**Task prompt**
Restate, exactly and only, the lines from the first through the line containing "import * as".

**Data block**
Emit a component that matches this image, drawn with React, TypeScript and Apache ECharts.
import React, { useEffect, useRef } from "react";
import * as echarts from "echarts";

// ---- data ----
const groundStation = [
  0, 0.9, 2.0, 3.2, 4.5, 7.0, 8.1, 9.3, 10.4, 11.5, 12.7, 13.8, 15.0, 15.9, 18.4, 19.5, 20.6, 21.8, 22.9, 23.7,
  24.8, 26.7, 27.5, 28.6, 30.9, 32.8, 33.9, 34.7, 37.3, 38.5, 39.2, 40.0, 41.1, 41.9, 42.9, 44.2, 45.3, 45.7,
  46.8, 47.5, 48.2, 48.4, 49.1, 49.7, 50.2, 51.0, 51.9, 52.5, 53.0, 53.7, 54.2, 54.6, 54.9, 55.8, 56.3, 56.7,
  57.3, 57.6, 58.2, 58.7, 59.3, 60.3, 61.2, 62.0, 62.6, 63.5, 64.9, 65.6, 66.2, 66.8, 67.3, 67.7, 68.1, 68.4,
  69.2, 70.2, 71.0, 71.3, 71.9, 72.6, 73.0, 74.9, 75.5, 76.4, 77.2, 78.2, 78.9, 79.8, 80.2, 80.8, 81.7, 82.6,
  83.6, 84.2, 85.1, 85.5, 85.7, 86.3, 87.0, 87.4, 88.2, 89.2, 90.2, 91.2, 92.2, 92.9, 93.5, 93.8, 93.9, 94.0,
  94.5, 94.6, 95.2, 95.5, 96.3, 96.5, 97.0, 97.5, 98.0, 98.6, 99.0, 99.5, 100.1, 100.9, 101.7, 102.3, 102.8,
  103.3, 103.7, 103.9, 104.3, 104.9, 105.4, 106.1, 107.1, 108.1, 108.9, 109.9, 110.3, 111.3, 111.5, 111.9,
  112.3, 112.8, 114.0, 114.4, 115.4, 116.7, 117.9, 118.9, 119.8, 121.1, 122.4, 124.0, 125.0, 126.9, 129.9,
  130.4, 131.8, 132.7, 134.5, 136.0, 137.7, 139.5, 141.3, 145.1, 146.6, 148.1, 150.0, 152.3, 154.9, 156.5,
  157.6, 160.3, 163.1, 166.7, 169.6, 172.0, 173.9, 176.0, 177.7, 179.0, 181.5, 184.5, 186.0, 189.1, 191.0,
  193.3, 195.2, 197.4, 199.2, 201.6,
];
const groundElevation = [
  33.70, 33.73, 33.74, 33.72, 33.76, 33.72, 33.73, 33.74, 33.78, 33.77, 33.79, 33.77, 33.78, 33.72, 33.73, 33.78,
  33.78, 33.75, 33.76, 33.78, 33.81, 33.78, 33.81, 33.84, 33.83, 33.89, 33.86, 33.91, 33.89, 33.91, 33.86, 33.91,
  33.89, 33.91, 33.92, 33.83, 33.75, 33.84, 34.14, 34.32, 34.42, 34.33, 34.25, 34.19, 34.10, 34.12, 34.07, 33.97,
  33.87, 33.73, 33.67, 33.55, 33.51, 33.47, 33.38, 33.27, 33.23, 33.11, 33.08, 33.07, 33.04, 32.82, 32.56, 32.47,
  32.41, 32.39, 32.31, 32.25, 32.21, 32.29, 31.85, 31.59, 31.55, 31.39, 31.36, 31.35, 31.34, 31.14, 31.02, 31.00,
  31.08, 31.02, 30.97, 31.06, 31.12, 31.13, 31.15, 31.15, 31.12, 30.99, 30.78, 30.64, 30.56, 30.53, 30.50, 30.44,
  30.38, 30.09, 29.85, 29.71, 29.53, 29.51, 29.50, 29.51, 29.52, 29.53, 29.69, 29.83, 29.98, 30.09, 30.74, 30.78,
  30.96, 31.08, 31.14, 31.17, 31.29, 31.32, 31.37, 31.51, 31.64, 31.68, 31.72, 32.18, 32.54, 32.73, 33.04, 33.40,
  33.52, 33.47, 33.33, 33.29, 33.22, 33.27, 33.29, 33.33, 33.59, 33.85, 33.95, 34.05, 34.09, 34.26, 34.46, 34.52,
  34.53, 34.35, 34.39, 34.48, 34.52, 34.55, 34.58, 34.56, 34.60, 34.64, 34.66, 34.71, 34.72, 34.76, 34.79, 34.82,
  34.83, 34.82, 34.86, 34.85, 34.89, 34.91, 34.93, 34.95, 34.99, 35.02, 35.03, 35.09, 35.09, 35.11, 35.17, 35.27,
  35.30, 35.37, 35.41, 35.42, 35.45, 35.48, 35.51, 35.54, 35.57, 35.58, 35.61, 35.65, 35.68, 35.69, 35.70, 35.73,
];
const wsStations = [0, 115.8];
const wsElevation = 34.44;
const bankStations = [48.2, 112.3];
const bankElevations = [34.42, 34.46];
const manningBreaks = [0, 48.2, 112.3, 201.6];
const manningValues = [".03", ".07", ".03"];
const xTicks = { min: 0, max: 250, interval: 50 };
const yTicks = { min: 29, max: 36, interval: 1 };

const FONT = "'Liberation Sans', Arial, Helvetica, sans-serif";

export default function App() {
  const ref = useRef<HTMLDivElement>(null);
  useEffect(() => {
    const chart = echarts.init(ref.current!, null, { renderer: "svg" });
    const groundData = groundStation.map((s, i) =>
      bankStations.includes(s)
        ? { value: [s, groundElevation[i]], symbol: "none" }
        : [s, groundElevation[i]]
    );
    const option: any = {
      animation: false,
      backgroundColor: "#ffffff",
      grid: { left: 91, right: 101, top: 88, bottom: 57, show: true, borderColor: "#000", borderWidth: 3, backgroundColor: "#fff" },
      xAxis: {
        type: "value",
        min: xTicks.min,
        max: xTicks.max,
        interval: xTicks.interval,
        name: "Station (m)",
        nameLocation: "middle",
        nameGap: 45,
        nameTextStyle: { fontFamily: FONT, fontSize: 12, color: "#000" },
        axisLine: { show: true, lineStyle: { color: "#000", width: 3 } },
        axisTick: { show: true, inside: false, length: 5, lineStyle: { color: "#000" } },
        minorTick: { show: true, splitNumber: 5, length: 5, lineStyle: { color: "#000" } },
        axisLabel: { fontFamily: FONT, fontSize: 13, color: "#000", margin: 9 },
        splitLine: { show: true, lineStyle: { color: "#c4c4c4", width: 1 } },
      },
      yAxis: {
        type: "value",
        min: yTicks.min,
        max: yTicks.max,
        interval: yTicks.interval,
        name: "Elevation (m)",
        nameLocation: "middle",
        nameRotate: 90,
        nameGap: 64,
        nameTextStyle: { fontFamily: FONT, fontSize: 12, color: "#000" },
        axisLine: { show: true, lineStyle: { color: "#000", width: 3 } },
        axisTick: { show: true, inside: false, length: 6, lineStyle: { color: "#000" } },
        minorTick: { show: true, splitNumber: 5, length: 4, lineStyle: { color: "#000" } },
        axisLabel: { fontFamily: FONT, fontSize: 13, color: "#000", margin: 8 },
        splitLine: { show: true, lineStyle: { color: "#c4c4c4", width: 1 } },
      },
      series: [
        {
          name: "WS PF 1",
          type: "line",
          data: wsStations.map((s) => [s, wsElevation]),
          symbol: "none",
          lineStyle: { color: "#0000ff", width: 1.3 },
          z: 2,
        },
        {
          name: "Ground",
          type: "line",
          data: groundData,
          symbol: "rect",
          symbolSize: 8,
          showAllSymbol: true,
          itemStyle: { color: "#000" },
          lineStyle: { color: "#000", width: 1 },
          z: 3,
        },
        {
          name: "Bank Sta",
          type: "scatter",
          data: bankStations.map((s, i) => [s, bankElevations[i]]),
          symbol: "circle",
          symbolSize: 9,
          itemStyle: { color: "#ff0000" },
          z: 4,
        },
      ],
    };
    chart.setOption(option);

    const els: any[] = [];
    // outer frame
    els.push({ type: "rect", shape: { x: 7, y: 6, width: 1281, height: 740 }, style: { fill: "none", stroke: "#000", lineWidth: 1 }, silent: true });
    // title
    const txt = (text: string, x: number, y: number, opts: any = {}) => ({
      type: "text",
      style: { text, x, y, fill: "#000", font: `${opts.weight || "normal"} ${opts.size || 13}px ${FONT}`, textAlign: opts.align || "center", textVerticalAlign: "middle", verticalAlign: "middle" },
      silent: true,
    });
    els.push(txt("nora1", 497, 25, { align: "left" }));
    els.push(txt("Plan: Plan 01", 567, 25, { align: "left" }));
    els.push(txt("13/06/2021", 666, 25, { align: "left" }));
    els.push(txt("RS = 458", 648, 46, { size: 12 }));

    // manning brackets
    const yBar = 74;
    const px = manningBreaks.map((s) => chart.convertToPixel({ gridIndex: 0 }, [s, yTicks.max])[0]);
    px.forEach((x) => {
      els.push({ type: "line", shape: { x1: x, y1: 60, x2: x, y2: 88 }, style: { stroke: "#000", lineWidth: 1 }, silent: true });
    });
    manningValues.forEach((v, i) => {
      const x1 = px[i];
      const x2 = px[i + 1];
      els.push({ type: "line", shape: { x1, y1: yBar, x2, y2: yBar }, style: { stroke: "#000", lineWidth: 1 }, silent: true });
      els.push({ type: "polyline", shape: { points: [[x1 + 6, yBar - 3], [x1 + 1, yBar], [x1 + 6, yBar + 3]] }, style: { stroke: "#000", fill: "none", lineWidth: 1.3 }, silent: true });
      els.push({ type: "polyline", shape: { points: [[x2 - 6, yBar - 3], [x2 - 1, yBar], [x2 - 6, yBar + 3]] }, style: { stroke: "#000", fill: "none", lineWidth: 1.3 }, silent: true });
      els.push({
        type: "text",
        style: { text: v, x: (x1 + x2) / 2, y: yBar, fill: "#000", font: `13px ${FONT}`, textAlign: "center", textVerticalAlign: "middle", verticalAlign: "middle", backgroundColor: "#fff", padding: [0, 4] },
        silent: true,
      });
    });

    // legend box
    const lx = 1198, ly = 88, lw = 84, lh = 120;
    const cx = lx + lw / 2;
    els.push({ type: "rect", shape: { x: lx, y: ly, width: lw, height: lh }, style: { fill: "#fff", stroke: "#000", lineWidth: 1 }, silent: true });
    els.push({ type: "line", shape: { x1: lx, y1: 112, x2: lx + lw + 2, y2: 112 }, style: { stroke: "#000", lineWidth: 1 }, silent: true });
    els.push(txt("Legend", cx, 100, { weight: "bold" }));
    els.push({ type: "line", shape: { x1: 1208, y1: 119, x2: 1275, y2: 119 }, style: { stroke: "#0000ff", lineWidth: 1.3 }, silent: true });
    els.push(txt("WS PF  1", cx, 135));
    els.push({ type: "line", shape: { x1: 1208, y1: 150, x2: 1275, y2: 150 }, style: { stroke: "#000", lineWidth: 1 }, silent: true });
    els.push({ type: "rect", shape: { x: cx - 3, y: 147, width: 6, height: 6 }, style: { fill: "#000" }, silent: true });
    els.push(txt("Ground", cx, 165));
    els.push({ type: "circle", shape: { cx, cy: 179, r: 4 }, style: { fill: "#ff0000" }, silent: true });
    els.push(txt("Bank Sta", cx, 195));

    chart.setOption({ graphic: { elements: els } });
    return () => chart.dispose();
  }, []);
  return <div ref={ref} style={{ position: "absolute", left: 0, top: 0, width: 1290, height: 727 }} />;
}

**Exercise output**
Emit a component that matches this image, drawn with React, TypeScript and Apache ECharts.
import React, { useEffect, useRef } from "react";
import * as echarts from "echarts";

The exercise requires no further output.